Emotional Intelligence – An Overview

There are two different kinds of intelligence: the rational one and the emotional one. Our performance in the workplace, and out of it, is determined not only by IQ (Intellectual quotient), but also emotional intelligence, sometimes also named emotional quotient (EQ). According to Mayer and Salovey (1997), the emotional intelligence is the capacity of realising and expressing the emotion, assimilating it to the thought, understanding and reasoning with it and being able to regulate it in you and in the others.” The leading research on the concept originated with Peter Salovey and John Mayer starting in the late 1980s. In 1990, their seminal paper defined the concept as intelligence. Mayer and Salovey continued to research the concept, and created an emotional intelligence test called the MSCEIT (Mayer-Salovey-Caruso Emotional Intelligence Test). The term “emotional intelligence” was popularised by Daniel Goleman (1995).

Emotional Intelligence Fundamentals

There are four fundamental aspects of emotional intelligence (EI) as measured by the Emotional Competence Inventory:




Your ability to accurately perceive your emotions and stay aware of them as they happen. This includes keeping on top of how you tend to respond to specific situations and certain people.


Your ability to use awareness of your emotions to stay flexible and positively direct your behaviour. This means managing your emotional reactions to all situations and people.

Social awareness

Your ability to accurately pick up on emotions in other people and understand what is really going on. This often means understanding what other people are thinking and feeling, even if you don’t feel the same way.

Social skill

Your ability to use awareness of your emotions and the emotions of others to manage interactions successfully. Letting emotional awareness guide clear communication and effective handling of conflict.

Recognising and Appreciating the Emotional Strengths and Weaknesses of Others

You will probably find that there are mixed levels of emotional intelligence amongst your colleagues and this in itself can cause issues and conflicts because they may not manage their emotions in the same way as another, or how you would manage your own emotions. You need to recognise where on the scale of emotional intelligence each of those people in your team lies and respond to their emotional states accordingly.

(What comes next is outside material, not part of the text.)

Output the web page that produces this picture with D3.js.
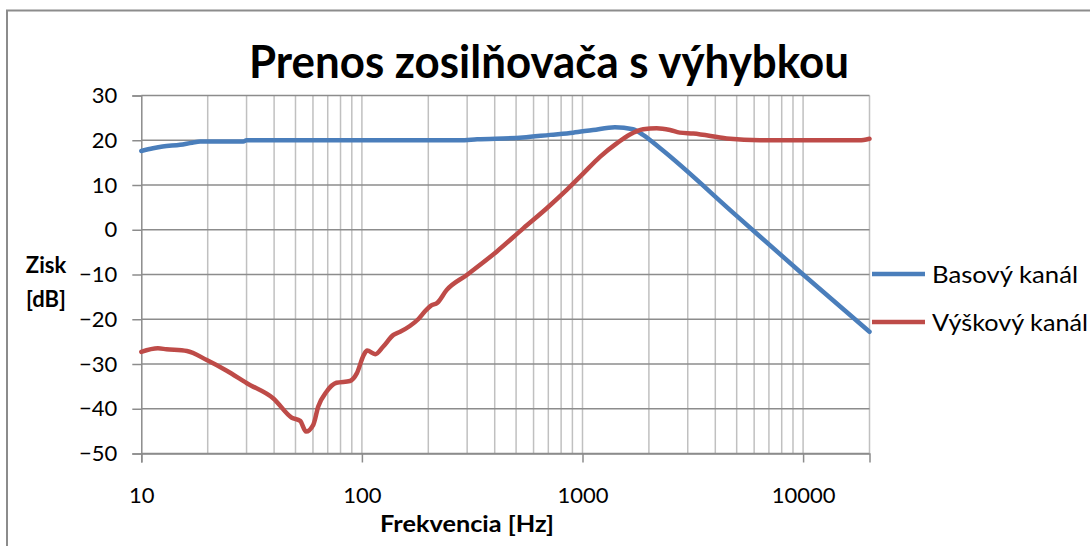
<!DOCTYPE html>
<html>
<head>
<meta charset="utf-8">
<script src="https://cdn.jsdelivr.net/npm/d3@7"></script>
<style>
  html, body { margin: 0; padding: 0; background: #fff; }
  svg { display: block; font-family: Lato, "Open Sans", sans-serif; }
</style>
</head>
<body>
<svg id="chart" width="1090" height="546"></svg>
<script>
// Frequency response of the amplifier with crossover
const chartTitle = "Prenos zosilňovača s výhybkou";
const xTitle = "Frekvencia [Hz]";
const yTitleLines = ["Zisk", "[dB]"];
const seriesNames = ["Basový kanál", "Výškový kanál"];
const xTickValues = [10, 100, 1000, 10000];
const yTickValues = [-50, -40, -30, -20, -10, 0, 10, 20, 30];

// Bass channel (Hz, dB)
const bassFreq = [10, 11.3, 12.5, 15, 17, 18.5, 29, 30, 100, 278, 333, 537, 713, 906, 1116, 1403, 1693, 1880, 2250, 5000, 10000, 20000];
const bassGain = [17.6, 18.2, 18.6, 19.0, 19.45, 19.7, 19.7, 20.0, 20.0, 20.0, 20.2, 20.6, 21.2, 21.7, 22.3, 22.9, 22.45, 21.2, 18.2, 3.1, -10.0, -22.8];

// Treble channel (Hz, dB)
const trebleFreq = [10, 11.9, 13, 16.1, 19.8, 24.4, 30.1, 39.7, 48.1, 52.5, 55.8, 60.2, 63.4, 69.1, 76.7, 88.3, 94.8, 101.9, 105.6, 115, 125, 139, 149, 165, 180, 195, 205, 220, 242, 299, 408, 539, 689, 848, 1009, 1200, 1429, 1641, 1886, 2169, 2493, 2759, 3177, 4505, 6380, 18000, 20000];
const trebleGain = [-27.3, -26.5, -26.7, -27.1, -29.1, -31.5, -34.3, -37.7, -42.0, -42.7, -45.1, -43.6, -39.5, -36.2, -34.2, -33.8, -32.1, -28.0, -27.0, -27.8, -26.1, -23.5, -22.8, -21.5, -20.0, -18.0, -17.0, -16.3, -13.5, -10.1, -4.9, 0.3, 4.8, 8.9, 12.6, 16.3, 19.3, 21.3, 22.45, 22.7, 22.3, 21.7, 21.5, 20.4, 20.0, 20.0, 20.35];

const colors = ["#4a7ebb", "#be4b48"];

const svg = d3.select("#chart");
const plot = { left: 141.3, right: 869.5, top: 95.5, bottom: 453.5 };

const x = d3.scaleLog().domain([10, 20000]).range([plot.left, plot.right]);
const y = d3.scaleLinear().domain([-50, 30]).range([plot.bottom, plot.top]);

// outer chart frame
svg.append("rect")
  .attr("x", 7).attr("y", 10.5)
  .attr("width", 1200).attr("height", 600)
  .attr("fill", "none").attr("stroke", "#8c8c8c").attr("stroke-width", 2);

// vertical gridlines: every 1..9 multiple of each decade
const minorTicks = [];
for (let d = 10; d <= 10000; d *= 10) {
  for (let m = 1; m <= 9; m++) {
    const v = d * m;
    if (v > 10 && v <= 20000) minorTicks.push(v);
  }
}
svg.append("g")
  .selectAll("line").data(minorTicks).join("line")
  .attr("x1", d => x(d)).attr("x2", d => x(d))
  .attr("y1", plot.top).attr("y2", plot.bottom)
  .attr("stroke", "#c0c0c0").attr("stroke-width", 1.5);

// horizontal gridlines
svg.append("g")
  .selectAll("line").data(yTickValues).join("line")
  .attr("x1", plot.left).attr("x2", plot.right)
  .attr("y1", d => y(d)).attr("y2", d => y(d))
  .attr("stroke", "#8c8c8c").attr("stroke-width", 1.5);

// y axis
const yAxis = svg.append("g")
  .attr("transform", `translate(${plot.left},0)`)
  .call(d3.axisLeft(y).tickValues(yTickValues).tickSize(9).tickPadding(15).tickFormat(d3.format("d")));
yAxis.select(".domain").attr("stroke", "#8c8c8c").attr("stroke-width", 1.5);
yAxis.selectAll(".tick line").attr("stroke", "#8c8c8c").attr("stroke-width", 1.5);
yAxis.selectAll(".tick text")
  .attr("font-family", "Lato, sans-serif").attr("font-size", 22).attr("fill", "#000");

// x axis
const xAxis = svg.append("g")
  .attr("transform", `translate(0,${plot.bottom})`)
  .call(d3.axisBottom(x).tickValues(xTickValues).tickSize(9).tickPadding(25).tickFormat(d3.format("d")));
xAxis.select(".domain").attr("stroke", "#8c8c8c").attr("stroke-width", 1.5);
xAxis.selectAll(".tick line").attr("stroke", "#8c8c8c").attr("stroke-width", 1.5);
xAxis.selectAll(".tick text")
  .attr("font-family", "Lato, sans-serif").attr("font-size", 22).attr("fill", "#000");

// series lines
const line = d3.line().x(d => x(d[0])).y(d => y(d[1])).curve(d3.curveMonotoneX);
const series = [
  d3.zip(bassFreq, bassGain),
  d3.zip(trebleFreq, trebleGain)
];
svg.append("g")
  .selectAll("path").data(series).join("path")
  .attr("d", line)
  .attr("fill", "none")
  .attr("stroke", (d, i) => colors[i])
  .attr("stroke-width", 4.5)
  .attr("stroke-linejoin", "round")
  .attr("stroke-linecap", "round");

// title
svg.append("text")
  .attr("x", 549).attr("y", 78)
  .attr("text-anchor", "middle")
  .attr("font-size", 45).attr("font-weight", "bold")
  .attr("textLength", 600).attr("lengthAdjust", "spacingAndGlyphs")
  .text(chartTitle);

// axis titles
svg.append("text")
  .attr("x", 467).attr("y", 532)
  .attr("text-anchor", "middle")
  .attr("font-size", 22).attr("font-weight", "bold")
  .attr("textLength", 174).attr("lengthAdjust", "spacingAndGlyphs")
  .text(xTitle);

svg.append("g").selectAll("text").data(yTitleLines).join("text")
  .attr("x", 46).attr("y", (d, i) => 273 + i * 34)
  .attr("text-anchor", "middle")
  .attr("font-size", 22).attr("font-weight", "bold")
  .text(d => d);

// legend
const legendWidths = [146, 156];
const legend = svg.append("g").selectAll("g").data(seriesNames).join("g")
  .attr("transform", (d, i) => `translate(872,${274 + i * 48})`);
legend.append("line")
  .attr("x1", 0).attr("x2", 53)
  .attr("stroke", (d, i) => colors[i]).attr("stroke-width", 4.5);
legend.append("text")
  .attr("x", 60).attr("y", 8.5)
  .attr("font-size", 24)
  .attr("textLength", (d, i) => legendWidths[i]).attr("lengthAdjust", "spacingAndGlyphs")
  .text(d => d);
</script>
</body>
</html>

 Your emotional responses will differ from those of your colleagues because we all have different personalities and emotional strengths and weaknesses. Something that motivates you may not evoke the same drive from another staff member. Likewise, something that concerns another staff member (e.g., a sick family member) may affect their behaviour towards others in the workplace or it might affect their performance and ability to do their job properly. The emotions this person is experiencing are potential causes of conflict, particularly if other staff members do not understand what is driving this behaviour.

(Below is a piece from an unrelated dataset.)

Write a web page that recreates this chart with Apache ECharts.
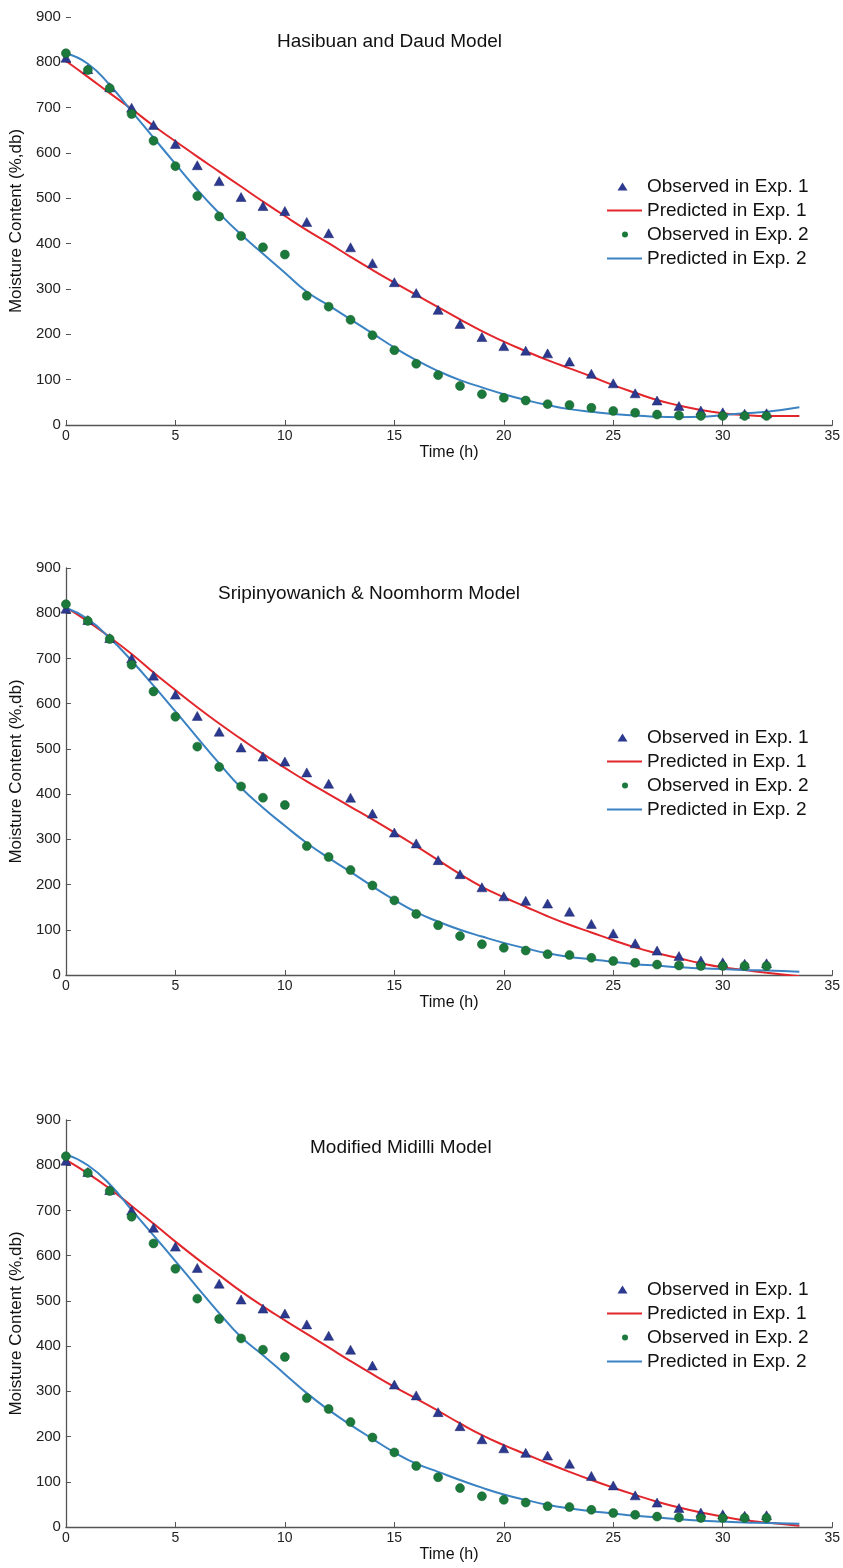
<!DOCTYPE html>
<html>
<head>
<meta charset="utf-8">
<script src="https://cdn.jsdelivr.net/npm/echarts@6/dist/echarts.min.js"></script>
<style>
html,body{margin:0;padding:0;background:#fff;}
#c{width:843px;height:1568px;}
</style>
</head>
<body>
<div id="c"></div>
<script>
// ---- data ----
const modelTitles = ['Hasibuan and Daud Model', 'Sripinyowanich & Noomhorm Model', 'Modified Midilli Model'];
const seriesNames = ['Observed in Exp. 1', 'Predicted in Exp. 1', 'Observed in Exp. 2', 'Predicted in Exp. 2'];
const xTicks = [0, 5, 10, 15, 20, 25, 30, 35];
const yTicks = [0, 100, 200, 300, 400, 500, 600, 700, 800, 900];

const timeObs = [0,1,2,3,4,5,6,7,8,9,10,11,12,13,14,15,16,17,18,19,20,21,22,23,24,25,26,27,28,29,30,31,32];
const obsExp1 = [810,785,745,700,662,620,573,538,503,483,472,448,423,392,357,315,291,254,223,194,174,164,158,140,113,92,70,54,42,32,28,25,26];
const obsExp2 = [820,783,743,686,627,571,505,460,417,392,376,285,261,232,198,165,135,110,86,68,60,54,46,44,38,31,27,23,21,20,20,20,20];

const timePred = [0,1,2,3,4,5,6,7,8,9,10,11,12,13,14,15,16,17,18,19,20,21,22,23,24,25,26,27,28,29,30,31,32,33.5];
// Hasibuan and Daud
const predExp1HD = [803,768,732,697,660,626,592,559,526,493,461,430,401,371,342,314,287,260,233,207,184,163,143,125,107,88,71,55,43,33,26,22,20,20];
const predExp2HD = [820,797,750,692,634,576,519,467,420,378,336,294,264,233,202,171,143,119,99,83,68,55,44,35,29,24,21,18,17,18,22,26,29,39];
// Sripinyowanich & Noomhorm
const predExp1SN = [813,782,747,710,669,630,592,556,522,489,458,428,400,372,344,315,285,254,223,195,172,151,130,111,94,77,61,48,37,26,17,11,5,-3];
const predExp2SN = [812,787,745,695,640,583,525,468,414,370,330,292,259,228,196,166,139,118,100,85,71,59,48,40,35,29,24,21,17,15,13,11,10,7];
// Modified Midilli
const predExp1MM = [812,782,748,710,671,631,593,557,521,488,457,427,397,367,338,310,284,257,229,203,181,161,141,122,104,87,71,56,43,32,23,15,10,3];
const predExp2MM = [824,800,758,701,645,588,530,473,420,380,338,296,259,226,195,165,140,122,104,87,72,60,49,41,35,30,25,21,17,14,12,10,9,7];

const predExp1 = [predExp1HD, predExp1SN, predExp1MM];
const predExp2 = [predExp2HD, predExp2SN, predExp2MM];

// ---- layout / style ----
const FONT = 'Liberation Sans, Arial, Helvetica, sans-serif';
const gridTops = [17, 568, 1120];
const gridHeights = [408, 407, 407];
const titleLeft = [277, 218, 310];
const titleY = [43, 595, 1149];
const C_TRI = '#2b3990', C_CIR = '#1b7a3b', C_RED = '#e3262b', C_BLUE = '#3a82c2';

// legend icons (drawn in a 35 x 9 box)
const ICON_TRI = 'path://M0,0M35,9M15.5,0.5L20.5,8.5L10.5,8.5Z';
const ICON_CIR = 'path://M0,0M35,9M15,4.5a3,3 0 1,0 6,0a3,3 0 1,0 -6,0Z';
const ICON_LINE = 'path://M0,3.6H35V5.4H0Z';

const pairs = (xs, ys) => xs.map((x, i) => [x, ys[i]]);

const grids = [], xAxes = [], yAxes = [], series = [], legends = [], graphics = [];
for (let g = 0; g < 3; g++) {
  grids.push({left: 62, right: 9, top: gridTops[g], height: gridHeights[g]});
  xAxes.push({
    type: 'value', gridIndex: g, min: xTicks[0], max: xTicks[xTicks.length - 1], interval: 5,
    name: 'Time (h)', nameLocation: 'middle', nameGap: 20,
    nameTextStyle: {fontFamily: FONT, fontSize: 16, color: '#111'},
    axisLine: {show: true, lineStyle: {color: '#555', width: 1.3}},
    axisTick: {show: true, inside: true, length: 5, lineStyle: {color: '#555'}},
    axisLabel: {fontFamily: FONT, fontSize: 14, color: '#222', margin: 4},
    splitLine: {show: false}
  });
  yAxes.push({
    type: 'value', gridIndex: g, min: yTicks[0], max: yTicks[yTicks.length - 1], interval: 100,
    name: 'Moisture Content (%,db)', nameLocation: 'middle', nameGap: 36,
    nameTextStyle: {fontFamily: FONT, fontSize: 17, color: '#111'},
    axisLine: {show: g !== 0, lineStyle: {color: '#555', width: 1.3}},
    axisTick: {show: true, inside: true, length: 5, lineStyle: {color: '#555'}},
    axisLabel: {fontFamily: FONT, fontSize: 15, color: '#222', margin: 5},
    splitLine: {show: false}
  });
  series.push({
    name: seriesNames[1], type: 'line', xAxisIndex: g, yAxisIndex: g,
    data: pairs(timePred, predExp1[g]), smooth: true, symbol: 'none',
    lineStyle: {color: C_RED, width: 2}, itemStyle: {color: C_RED}, z: 2
  });
  series.push({
    name: seriesNames[3], type: 'line', xAxisIndex: g, yAxisIndex: g,
    data: pairs(timePred, predExp2[g]), smooth: true, symbol: 'none',
    lineStyle: {color: C_BLUE, width: 2}, itemStyle: {color: C_BLUE}, z: 2
  });
  series.push({
    name: seriesNames[0], type: 'scatter', xAxisIndex: g, yAxisIndex: g,
    data: pairs(timeObs, obsExp1), symbol: 'triangle', symbolSize: [10, 9],
    itemStyle: {color: C_TRI, borderColor: '#1c2566', borderWidth: 0.5, opacity: 1}, z: 3
  });
  series.push({
    name: seriesNames[2], type: 'scatter', xAxisIndex: g, yAxisIndex: g,
    data: pairs(timeObs, obsExp2), symbol: 'circle', symbolSize: 9,
    itemStyle: {color: C_CIR, borderColor: '#145a2b', borderWidth: 0.5, opacity: 1}, z: 4
  });
  legends.push({
    orient: 'vertical', left: 602, top: gridTops[g] + 155,
    itemWidth: 35, itemHeight: 9, itemGap: 5, selectedMode: false, symbolKeepAspect: true,
    textStyle: {fontFamily: FONT, fontSize: 19, color: '#111'},
    data: [
      {name: seriesNames[0], icon: ICON_TRI, itemStyle: {color: C_TRI, borderWidth: 0}},
      {name: seriesNames[1], icon: ICON_LINE, itemStyle: {color: C_RED, borderWidth: 0}},
      {name: seriesNames[2], icon: ICON_CIR, itemStyle: {color: C_CIR, borderWidth: 0}},
      {name: seriesNames[3], icon: ICON_LINE, itemStyle: {color: C_BLUE, borderWidth: 0}}
    ]
  });
  graphics.push({
    type: 'text', left: titleLeft[g], top: titleY[g] - 11,
    style: {text: modelTitles[g], font: '19px ' + FONT, fill: '#111'}
  });
}

const chart = echarts.init(document.getElementById('c'), null, {renderer: 'canvas'});
chart.setOption({
  backgroundColor: '#fff',
  animation: false,
  grid: grids, xAxis: xAxes, yAxis: yAxes, series: series, legend: legends, graphic: graphics
});
</script>
</body>
</html>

You need to be able to recognise the emotional strengths and weaknesses of others within your team and the emotional states that they produce. The state we are in determines how we perceive something that is happening to us or around us, which results in the emotion we feel towards it. The emotion we feel to the same stimulus may be completely different depending on the state we are in.

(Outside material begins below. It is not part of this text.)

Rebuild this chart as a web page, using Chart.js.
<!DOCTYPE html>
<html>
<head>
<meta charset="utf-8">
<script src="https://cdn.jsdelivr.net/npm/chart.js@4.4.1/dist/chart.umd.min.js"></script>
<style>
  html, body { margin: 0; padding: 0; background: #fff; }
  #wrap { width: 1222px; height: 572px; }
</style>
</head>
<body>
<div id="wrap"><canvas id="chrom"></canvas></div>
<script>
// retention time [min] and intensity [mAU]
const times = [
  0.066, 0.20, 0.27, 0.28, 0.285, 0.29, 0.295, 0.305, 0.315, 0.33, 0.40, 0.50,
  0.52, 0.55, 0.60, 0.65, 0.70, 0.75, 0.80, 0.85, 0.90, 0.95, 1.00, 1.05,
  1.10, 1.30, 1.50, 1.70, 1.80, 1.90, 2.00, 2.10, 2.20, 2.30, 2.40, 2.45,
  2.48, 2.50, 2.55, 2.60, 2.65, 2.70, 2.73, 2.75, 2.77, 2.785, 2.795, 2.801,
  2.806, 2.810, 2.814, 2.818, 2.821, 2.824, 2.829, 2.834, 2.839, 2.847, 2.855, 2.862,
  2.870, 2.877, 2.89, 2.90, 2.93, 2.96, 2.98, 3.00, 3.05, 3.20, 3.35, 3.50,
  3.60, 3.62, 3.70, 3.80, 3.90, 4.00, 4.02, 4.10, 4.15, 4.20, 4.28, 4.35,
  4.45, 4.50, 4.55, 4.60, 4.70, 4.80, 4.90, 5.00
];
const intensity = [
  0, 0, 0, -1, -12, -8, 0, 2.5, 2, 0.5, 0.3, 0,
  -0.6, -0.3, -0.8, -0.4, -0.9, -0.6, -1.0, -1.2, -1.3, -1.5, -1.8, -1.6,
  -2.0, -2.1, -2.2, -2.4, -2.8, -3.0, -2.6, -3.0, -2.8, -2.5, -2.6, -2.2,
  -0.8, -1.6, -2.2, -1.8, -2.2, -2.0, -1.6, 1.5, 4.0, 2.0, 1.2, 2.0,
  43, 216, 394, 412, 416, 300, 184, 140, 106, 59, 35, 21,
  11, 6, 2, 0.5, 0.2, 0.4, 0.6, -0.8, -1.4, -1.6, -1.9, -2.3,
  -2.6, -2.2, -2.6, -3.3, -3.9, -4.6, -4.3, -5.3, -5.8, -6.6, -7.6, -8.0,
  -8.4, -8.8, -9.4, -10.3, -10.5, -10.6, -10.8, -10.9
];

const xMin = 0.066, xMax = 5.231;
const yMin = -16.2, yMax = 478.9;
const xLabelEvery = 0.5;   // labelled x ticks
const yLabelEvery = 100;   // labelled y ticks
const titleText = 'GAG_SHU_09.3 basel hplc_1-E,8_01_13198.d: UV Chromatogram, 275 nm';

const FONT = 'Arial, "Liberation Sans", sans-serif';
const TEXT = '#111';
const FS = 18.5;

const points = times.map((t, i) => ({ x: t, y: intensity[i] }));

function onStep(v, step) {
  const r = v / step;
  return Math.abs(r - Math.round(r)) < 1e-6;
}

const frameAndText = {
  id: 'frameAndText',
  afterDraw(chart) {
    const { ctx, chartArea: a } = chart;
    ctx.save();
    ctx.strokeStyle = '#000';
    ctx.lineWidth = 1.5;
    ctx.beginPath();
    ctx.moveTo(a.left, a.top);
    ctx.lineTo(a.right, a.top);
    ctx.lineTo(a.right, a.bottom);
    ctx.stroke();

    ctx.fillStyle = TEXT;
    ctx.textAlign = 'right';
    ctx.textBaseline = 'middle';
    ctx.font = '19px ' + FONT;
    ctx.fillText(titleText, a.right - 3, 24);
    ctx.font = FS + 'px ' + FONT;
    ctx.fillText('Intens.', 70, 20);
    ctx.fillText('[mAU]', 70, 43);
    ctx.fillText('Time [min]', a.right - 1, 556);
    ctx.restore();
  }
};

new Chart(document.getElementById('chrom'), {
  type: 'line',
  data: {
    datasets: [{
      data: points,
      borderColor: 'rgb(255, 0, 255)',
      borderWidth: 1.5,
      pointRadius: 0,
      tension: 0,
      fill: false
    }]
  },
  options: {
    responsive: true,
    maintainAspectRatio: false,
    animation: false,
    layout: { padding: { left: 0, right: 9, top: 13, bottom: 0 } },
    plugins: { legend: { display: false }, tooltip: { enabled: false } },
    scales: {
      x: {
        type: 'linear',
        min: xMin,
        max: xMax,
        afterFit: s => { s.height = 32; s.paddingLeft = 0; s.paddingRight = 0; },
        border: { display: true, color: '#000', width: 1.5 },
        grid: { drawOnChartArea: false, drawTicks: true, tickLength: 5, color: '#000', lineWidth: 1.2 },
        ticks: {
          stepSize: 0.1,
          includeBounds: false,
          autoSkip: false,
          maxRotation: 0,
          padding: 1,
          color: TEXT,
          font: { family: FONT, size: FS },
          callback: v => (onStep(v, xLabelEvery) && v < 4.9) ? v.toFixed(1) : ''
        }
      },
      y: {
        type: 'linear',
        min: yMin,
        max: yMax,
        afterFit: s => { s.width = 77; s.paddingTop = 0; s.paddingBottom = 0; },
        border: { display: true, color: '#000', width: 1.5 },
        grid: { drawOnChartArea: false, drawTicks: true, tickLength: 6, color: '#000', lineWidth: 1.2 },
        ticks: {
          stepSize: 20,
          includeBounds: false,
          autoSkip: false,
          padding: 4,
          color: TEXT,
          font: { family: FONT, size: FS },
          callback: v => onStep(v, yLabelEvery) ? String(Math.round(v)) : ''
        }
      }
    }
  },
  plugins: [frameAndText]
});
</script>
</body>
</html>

Benefits of Emotional Intelligence to the Workplace

Encouraging your workforce to develop their own emotional intelligence helps them to build productive relationships not only in the workplace, but enhances their personal relationships as they gain confidence to manage their emotions and relationships rationally and thoughtfully. It develops their prospects for promotion and consequent rise in salary as well as boosts their overall self-confidence.

The following chart that demonstrates the potential workplace outcomes of developing emotional intelligence within an organisation, was researched and compiled by Dr. Benjamin Palmer and Professor Con Stough from Swinburne University and is based upon their seven-factor model of emotional intelligence.

Emotional intelligence skill


Workplace outcome

Emotional self-awareness

The skill of perceiving and understanding one’s own emotions

• The capacity to identify and understand the impact one’s own feelings is having on thoughts, decisions, behaviour and performance at work
• Greater self-awareness

Emotional expression

The skill of effectively expressing one’s own emotions

• Creating greater understanding amongst colleagues about yourself
• Creating trust and perceptions of genuineness amongst colleagues

Emotional awareness of others

The skill of perceiving and understanding others’ emotions

• Greater understanding of others, how to engage, respond, motivate and connect with them
• Interpersonal effectiveness

Emotional reasoning

The skill of utilising emotional information in decision-making

• Enhanced decision-making where more information is considered in the process
• Greater buy-in from others into decisions that are made

Emotional self-management

The skill of effectively managing one’s own emotions

• Improved job satisfaction and engagement
• Improved ability to cope with high work demands
• Greater interpersonal effectiveness
• Enhanced productivity and performance

Emotional management of others

The skill of influencing the moods and emotions of others

• The capacity to generate greater productivity and performance from others
• The capacity to generate a positive and satisfying work environment for others
• The capacity to effectively deal with workplace conflict

Emotional self-control

The skill of effectively controlling strong emotions experienced

• Emotional well-being
• The capacity to think clearly in stressful situations
• The capacity to deal effectively with situations that cause strong emotions

You can read more at www.eiconsortium.org/measures/genos.html

Use Emotional Intelligence to Maximise Team Outcomes

When team members have a strong relationship, they are more likely to sustain positive emotions and a positive mind set. This maintenance of positive energy then breeds ideas and creativity, which results in innovation and increased productivity.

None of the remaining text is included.